_SOURCE EXCERPT:_
»»
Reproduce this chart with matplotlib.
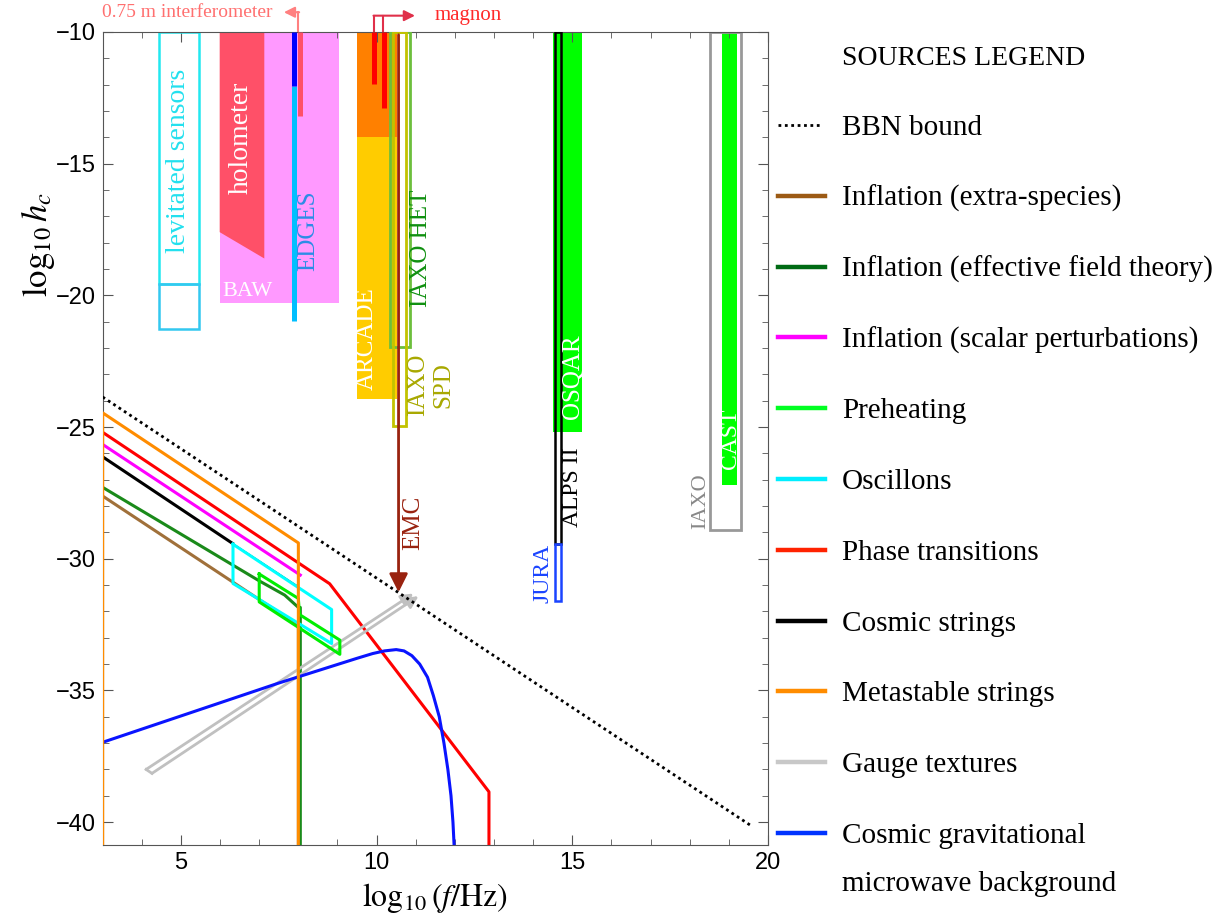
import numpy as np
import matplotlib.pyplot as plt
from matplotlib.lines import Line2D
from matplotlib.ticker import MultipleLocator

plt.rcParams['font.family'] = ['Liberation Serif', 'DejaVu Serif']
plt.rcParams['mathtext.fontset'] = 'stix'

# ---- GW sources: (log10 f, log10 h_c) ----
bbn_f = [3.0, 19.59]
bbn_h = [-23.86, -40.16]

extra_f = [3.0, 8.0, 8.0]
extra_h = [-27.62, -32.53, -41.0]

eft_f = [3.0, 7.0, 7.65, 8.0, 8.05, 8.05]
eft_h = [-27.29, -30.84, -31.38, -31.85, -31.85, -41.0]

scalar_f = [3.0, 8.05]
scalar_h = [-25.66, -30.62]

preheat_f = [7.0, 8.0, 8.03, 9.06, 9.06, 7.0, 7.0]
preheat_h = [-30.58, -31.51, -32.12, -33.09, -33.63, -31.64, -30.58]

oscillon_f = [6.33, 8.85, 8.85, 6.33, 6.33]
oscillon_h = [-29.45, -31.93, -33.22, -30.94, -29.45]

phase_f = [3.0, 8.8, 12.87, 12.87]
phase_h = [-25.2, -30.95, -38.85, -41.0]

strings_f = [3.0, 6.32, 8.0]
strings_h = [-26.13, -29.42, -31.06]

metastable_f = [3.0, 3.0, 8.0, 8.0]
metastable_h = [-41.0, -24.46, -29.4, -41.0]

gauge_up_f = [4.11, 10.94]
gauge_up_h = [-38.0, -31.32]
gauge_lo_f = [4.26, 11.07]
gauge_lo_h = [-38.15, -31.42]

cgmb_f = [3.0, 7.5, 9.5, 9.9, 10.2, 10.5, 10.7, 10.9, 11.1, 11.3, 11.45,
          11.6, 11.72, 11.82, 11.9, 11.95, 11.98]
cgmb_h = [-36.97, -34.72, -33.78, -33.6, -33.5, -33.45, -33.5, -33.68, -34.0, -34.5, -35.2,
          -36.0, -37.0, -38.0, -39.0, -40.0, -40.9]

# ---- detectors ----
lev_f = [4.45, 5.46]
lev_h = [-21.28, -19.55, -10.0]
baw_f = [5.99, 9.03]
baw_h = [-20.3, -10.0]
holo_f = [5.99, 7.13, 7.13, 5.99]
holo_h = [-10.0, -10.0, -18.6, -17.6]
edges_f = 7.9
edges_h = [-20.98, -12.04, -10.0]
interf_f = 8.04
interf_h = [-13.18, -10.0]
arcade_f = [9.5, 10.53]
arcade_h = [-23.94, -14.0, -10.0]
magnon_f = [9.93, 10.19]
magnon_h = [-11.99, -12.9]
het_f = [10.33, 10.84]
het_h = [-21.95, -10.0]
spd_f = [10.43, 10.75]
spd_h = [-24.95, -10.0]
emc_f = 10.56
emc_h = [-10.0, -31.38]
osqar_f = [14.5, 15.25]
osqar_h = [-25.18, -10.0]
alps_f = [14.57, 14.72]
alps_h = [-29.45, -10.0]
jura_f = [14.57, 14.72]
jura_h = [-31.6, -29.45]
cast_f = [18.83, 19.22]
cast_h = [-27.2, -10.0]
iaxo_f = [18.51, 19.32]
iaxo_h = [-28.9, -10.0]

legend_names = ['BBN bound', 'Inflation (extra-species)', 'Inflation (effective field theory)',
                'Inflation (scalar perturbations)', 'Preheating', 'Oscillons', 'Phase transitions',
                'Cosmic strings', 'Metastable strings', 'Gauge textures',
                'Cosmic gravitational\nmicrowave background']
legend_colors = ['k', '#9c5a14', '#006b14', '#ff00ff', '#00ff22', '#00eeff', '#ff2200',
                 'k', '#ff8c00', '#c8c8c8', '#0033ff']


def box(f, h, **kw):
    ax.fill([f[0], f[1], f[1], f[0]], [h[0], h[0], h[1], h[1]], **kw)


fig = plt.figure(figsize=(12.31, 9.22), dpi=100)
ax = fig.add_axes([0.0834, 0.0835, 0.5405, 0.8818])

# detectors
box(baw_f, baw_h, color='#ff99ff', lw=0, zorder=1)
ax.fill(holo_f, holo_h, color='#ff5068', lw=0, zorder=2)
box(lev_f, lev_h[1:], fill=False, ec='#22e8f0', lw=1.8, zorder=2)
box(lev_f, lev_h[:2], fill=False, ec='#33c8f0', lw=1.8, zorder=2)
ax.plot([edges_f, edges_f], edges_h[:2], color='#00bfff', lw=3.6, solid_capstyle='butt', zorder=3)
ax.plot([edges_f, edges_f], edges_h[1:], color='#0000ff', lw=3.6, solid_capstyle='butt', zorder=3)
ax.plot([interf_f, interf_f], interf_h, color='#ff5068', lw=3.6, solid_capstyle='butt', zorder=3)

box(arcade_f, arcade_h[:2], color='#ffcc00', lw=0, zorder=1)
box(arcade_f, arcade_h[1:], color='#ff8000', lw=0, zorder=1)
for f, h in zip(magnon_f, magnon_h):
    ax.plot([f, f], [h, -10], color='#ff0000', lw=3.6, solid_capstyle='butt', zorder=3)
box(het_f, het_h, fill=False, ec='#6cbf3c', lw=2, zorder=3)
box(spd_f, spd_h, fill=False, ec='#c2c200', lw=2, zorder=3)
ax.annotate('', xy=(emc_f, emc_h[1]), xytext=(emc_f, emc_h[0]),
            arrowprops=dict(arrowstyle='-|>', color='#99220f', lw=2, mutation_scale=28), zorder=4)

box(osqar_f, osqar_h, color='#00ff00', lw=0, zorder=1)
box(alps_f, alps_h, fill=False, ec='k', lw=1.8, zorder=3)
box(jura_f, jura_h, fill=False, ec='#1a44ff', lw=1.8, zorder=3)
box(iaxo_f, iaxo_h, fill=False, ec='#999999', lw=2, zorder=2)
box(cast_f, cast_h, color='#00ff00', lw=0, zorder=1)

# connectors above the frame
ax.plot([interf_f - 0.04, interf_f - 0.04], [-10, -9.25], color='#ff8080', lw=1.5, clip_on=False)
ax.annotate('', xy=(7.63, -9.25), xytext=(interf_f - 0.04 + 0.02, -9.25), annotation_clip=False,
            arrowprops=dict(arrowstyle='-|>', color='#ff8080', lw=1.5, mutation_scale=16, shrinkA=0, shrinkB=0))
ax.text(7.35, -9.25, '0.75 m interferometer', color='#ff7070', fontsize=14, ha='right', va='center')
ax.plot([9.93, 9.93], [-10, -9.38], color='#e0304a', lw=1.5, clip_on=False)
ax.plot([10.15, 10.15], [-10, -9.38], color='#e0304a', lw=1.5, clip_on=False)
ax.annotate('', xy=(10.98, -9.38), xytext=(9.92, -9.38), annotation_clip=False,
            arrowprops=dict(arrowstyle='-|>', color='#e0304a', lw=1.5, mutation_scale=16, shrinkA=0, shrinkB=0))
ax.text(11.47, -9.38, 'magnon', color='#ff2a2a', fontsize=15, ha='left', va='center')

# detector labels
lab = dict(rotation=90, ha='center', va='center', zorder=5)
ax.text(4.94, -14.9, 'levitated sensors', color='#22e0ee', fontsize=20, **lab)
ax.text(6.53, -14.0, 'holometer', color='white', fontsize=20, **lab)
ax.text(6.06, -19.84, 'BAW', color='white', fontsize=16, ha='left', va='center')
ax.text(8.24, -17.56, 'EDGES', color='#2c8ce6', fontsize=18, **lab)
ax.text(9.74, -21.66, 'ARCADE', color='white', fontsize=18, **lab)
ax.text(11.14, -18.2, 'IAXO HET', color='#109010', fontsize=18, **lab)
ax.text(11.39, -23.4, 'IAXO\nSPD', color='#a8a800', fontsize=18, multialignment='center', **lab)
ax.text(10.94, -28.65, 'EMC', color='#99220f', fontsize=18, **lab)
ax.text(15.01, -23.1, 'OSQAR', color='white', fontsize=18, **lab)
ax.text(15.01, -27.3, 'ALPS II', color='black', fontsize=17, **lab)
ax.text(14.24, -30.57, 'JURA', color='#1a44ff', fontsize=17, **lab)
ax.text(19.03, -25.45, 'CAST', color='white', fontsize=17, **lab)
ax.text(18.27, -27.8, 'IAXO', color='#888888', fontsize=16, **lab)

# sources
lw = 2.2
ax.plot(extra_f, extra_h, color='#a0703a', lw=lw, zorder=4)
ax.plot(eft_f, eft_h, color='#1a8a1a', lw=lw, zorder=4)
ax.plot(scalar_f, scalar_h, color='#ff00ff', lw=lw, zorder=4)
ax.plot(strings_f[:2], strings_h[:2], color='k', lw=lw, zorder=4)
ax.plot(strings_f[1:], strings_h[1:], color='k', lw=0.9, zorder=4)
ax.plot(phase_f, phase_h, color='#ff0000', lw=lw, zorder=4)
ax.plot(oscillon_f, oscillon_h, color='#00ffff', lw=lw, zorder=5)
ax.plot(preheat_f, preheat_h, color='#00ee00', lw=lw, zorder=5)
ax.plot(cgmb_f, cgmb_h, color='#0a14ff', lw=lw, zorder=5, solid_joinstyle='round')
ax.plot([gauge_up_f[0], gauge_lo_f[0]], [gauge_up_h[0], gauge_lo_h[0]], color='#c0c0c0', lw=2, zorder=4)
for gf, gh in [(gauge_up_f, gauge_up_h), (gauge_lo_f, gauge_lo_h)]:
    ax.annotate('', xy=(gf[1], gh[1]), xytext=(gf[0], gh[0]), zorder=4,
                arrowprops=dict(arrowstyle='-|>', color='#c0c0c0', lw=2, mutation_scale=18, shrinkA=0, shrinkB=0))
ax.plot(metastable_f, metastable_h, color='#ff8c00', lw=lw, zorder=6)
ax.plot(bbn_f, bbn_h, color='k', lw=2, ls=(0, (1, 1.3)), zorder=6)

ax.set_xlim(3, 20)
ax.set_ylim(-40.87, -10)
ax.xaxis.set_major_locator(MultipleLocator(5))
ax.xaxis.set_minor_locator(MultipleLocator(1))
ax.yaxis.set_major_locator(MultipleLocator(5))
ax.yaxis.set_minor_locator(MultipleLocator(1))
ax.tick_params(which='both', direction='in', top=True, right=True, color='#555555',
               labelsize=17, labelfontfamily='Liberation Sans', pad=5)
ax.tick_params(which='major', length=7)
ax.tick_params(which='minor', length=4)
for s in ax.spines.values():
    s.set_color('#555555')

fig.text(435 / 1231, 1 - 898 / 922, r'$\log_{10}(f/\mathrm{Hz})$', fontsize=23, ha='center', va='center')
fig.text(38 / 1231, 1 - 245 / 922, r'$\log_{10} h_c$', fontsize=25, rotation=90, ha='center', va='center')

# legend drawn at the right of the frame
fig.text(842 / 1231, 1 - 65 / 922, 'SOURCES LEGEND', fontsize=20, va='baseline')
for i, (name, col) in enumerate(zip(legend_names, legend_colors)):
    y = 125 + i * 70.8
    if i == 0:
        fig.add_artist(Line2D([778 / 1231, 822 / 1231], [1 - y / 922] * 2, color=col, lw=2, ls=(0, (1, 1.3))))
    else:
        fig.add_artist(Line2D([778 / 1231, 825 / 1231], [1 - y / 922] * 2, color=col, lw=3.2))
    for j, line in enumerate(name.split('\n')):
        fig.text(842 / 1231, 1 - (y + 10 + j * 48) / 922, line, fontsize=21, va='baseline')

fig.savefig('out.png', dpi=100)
««
_WRITTEN INSTRUCTION:_ Repeat the lines of the listing above verbatim, beginning at its first line and ending at the line containing "-33.63, -31.64, -30.58]", which is included. Omit pictures.

_CORRECT OUTPUT:_
Reproduce this chart with matplotlib.
import numpy as np
import matplotlib.pyplot as plt
from matplotlib.lines import Line2D
from matplotlib.ticker import MultipleLocator

plt.rcParams['font.family'] = ['Liberation Serif', 'DejaVu Serif']
plt.rcParams['mathtext.fontset'] = 'stix'

# ---- GW sources: (log10 f, log10 h_c) ----
bbn_f = [3.0, 19.59]
bbn_h = [-23.86, -40.16]

extra_f = [3.0, 8.0, 8.0]
extra_h = [-27.62, -32.53, -41.0]

eft_f = [3.0, 7.0, 7.65, 8.0, 8.05, 8.05]
eft_h = [-27.29, -30.84, -31.38, -31.85, -31.85, -41.0]

scalar_f = [3.0, 8.05]
scalar_h = [-25.66, -30.62]

preheat_f = [7.0, 8.0, 8.03, 9.06, 9.06, 7.0, 7.0]
preheat_h = [-30.58, -31.51, -32.12, -33.09, -33.63, -31.64, -30.58]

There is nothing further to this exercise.